People say I'm a perfectionist, and I guess they're probably right. But I admit it gets me in trouble with people sometimes, because I'll see their flaws and try to correct them, and then they get upset with me. How can I learn to be more tolerant of people's flaws? — Mrs. M.G.
Has it ever occurred to you that your perfectionism—and especially your desire to correct the flaws in other people—might itself be a flaw (or even a sin) that needs correcting?
I realize this might come as a shock to you; after all, you probably feel it's not wrong to want people to live a better life—and you're right. But the problem is this: Behind your desire to correct other people's faults is a dangerous sense of pride and self-righteousness. In other words, you see yourself as better than they are, and you want them to become as good as you are. No wonder they get upset at you, for no one likes someone to look down on them—which is what you're doing.
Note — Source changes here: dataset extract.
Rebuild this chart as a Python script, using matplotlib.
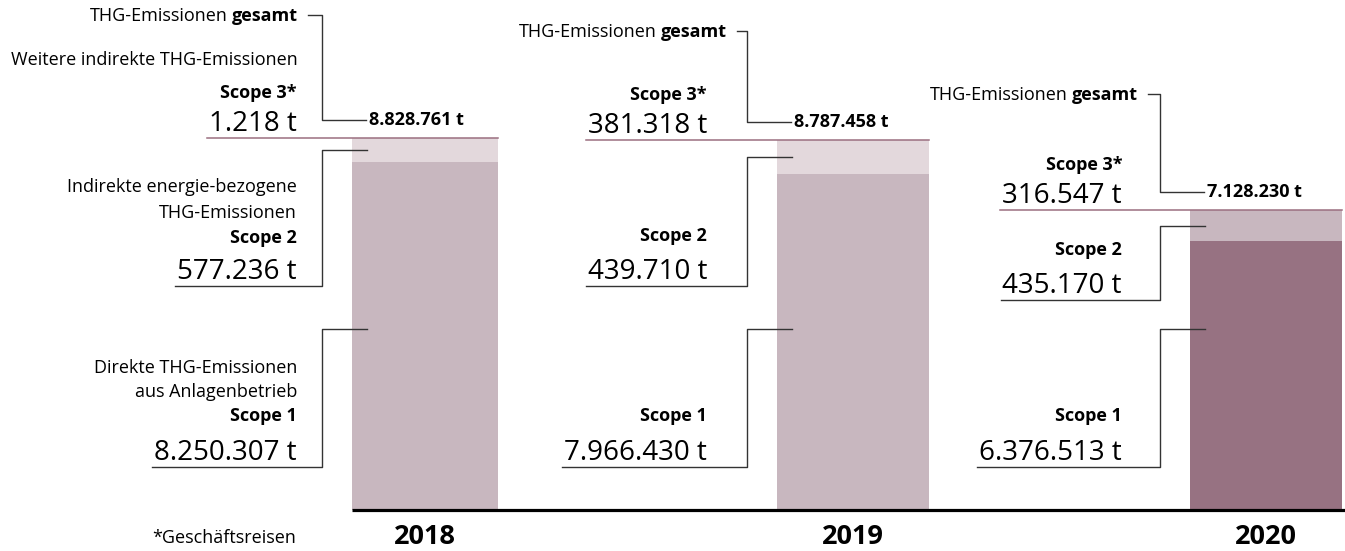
import matplotlib.pyplot as plt

years = ["2018", "2019", "2020"]
scope1 = [8250307, 7966430, 6376513]
scope2 = [577236, 439710, 435170]
scope3 = [1218, 381318, 316547]
totals = [8828761, 8787458, 7128230]


def fmt(v):
    return f"{v:,}".replace(",", ".") + " t"


plt.rcParams['font.family'] = ['Open Sans', 'DejaVu Sans']

W, H = 1345, 551
BASE = 510      # pixel row of the zero line
TPP = 23736     # tonnes per pixel

fig = plt.figure(figsize=(W / 100, H / 100), dpi=100)
ax = fig.add_axes([0, 0, 1, 1])
ax.set_xlim(0, W)
ax.set_ylim(-(H - BASE) * TPP, BASE * TPP)
ax.axis('off')


def row(r):
    # pixel row (from top) -> data y
    return (BASE - r) * TPP


def up(v, px):
    # data value shifted up by px pixels
    return v + px * TPP


bar_left = [352, 777, 1190]
bar_w = [146, 152, 152]
body = ['#c8b7bf', '#c8b7bf', '#977282']
light = ['#e3d8dc', '#e3d8dc', '#c8b7bf']
line_c = '#333333'
purple = '#9b6f80'

s12 = [a + b for a, b in zip(scope1, scope2)]
ax.bar(bar_left, scope1, width=bar_w, align='edge', color=body, zorder=2)
ax.bar(bar_left, scope2, bottom=scope1, width=bar_w, align='edge', color=light, zorder=2)
ax.bar(bar_left, scope3, bottom=s12, width=bar_w, align='edge', color=light, zorder=2)

ax.plot([bar_left[0], W], [0, 0], color='black', lw=2.3, solid_capstyle='butt', zorder=3)
for i, y in enumerate(years):
    ax.text(bar_left[i] + bar_w[i] / 2, row(544), y, ha='center', va='baseline',
            fontsize=19.5, fontweight='bold', color='black')

fig.canvas.draw()
rend = fig.canvas.get_renderer()


def left_of(t):
    return t.get_window_extent(rend).x0


text_right = [297, 707, 1122]
gesamt_row = [21, 37, 100]
gesamt_right = [298, 727, 1138]
s2_rows = [(243, 279, 286), (241, 279, 286), (255, 293, 300)]
s1_rows = (421, 460, 467)
s1_anchor = 329
SMALL = 13
BIG = 20

for i in range(3):
    xr = text_right[i]
    vx = bar_left[i] - 30
    tip = bar_left[i] + 15

    # total
    tb = ax.text(gesamt_right[i], row(gesamt_row[i]), "gesamt", ha='right', va='baseline',
                 fontsize=SMALL, fontweight='bold')
    ax.text(left_of(tb) - 4, row(gesamt_row[i]), "THG-Emissionen", ha='right', va='baseline',
            fontsize=SMALL)
    gy = up(totals[i], 18)
    ax.plot([gesamt_right[i] + 10, vx, vx, bar_left[i] + 14],
            [row(gesamt_row[i] - 6), row(gesamt_row[i] - 6), gy, gy], color=line_c, lw=1)
    ax.text(bar_left[i] + 17, gy, fmt(totals[i]), ha='left', va='center',
            fontsize=SMALL, fontweight='bold')

    # scope 3
    ax.text(xr, up(totals[i], 40), "Scope 3*", ha='right', va='baseline',
            fontsize=SMALL, fontweight='bold')
    t3 = ax.text(xr, up(totals[i], 7), fmt(scope3[i]), ha='right', va='baseline', fontsize=BIG)
    ax.plot([left_of(t3) - 2, bar_left[i] + bar_w[i]], [totals[i], totals[i]],
            color=purple, lw=1.1, zorder=3)

    # scope 2
    r_lab, r_num, r_ul = s2_rows[i]
    ax.text(xr, row(r_lab), "Scope 2", ha='right', va='baseline',
            fontsize=SMALL, fontweight='bold')
    t2 = ax.text(xr, row(r_num), fmt(scope2[i]), ha='right', va='baseline', fontsize=BIG)
    a2 = scope1[i] + (scope2[i] + scope3[i]) / 2
    ax.plot([left_of(t2) - 2, vx, vx, tip], [row(r_ul), row(r_ul), a2, a2],
            color=line_c, lw=1, zorder=3)

    # scope 1
    ax.text(xr, row(s1_rows[0]), "Scope 1", ha='right', va='baseline',
            fontsize=SMALL, fontweight='bold')
    t1 = ax.text(xr, row(s1_rows[1]), fmt(scope1[i]), ha='right', va='baseline', fontsize=BIG)
    ax.plot([left_of(t1) - 2, vx, vx, tip],
            [row(s1_rows[2]), row(s1_rows[2]), row(s1_anchor), row(s1_anchor)],
            color=line_c, lw=1, zorder=3)

# descriptions, first column only
ax.text(298, up(totals[0], 73), "Weitere indirekte THG-Emissionen", ha='right',
        va='baseline', fontsize=SMALL)
ax.text(297, row(192), "Indirekte energie-bezogene", ha='right', va='baseline', fontsize=SMALL)
ax.text(297, row(218), "THG-Emissionen", ha='right', va='baseline', fontsize=SMALL)
ax.text(297, row(373), "Direkte THG-Emissionen", ha='right', va='baseline', fontsize=SMALL)
ax.text(297, row(397), "aus Anlagenbetrieb", ha='right', va='baseline', fontsize=SMALL)
ax.text(296, row(543), "*Geschäftsreisen", ha='right', va='baseline', fontsize=SMALL)

fig.savefig('out.png', dpi=100)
There is another side to this problem, however: While you are quick to see flaws in others, you fail to see your own. Jesus warned, "Why do you look at the speck of sawdust in your brother's eye and pay no attention to the plank in your own eye? ... First take the plank out of your own eye, and then you will see clearly to remove the speck from your brother's eye" (Matthew 7:3, 5).
We will never be perfect in this life—and yet God accepts us just as we are when we come to Christ. Have you opened your heart to Him? Do so without delay—and then ask God to help you to accept others just as He has accepted you.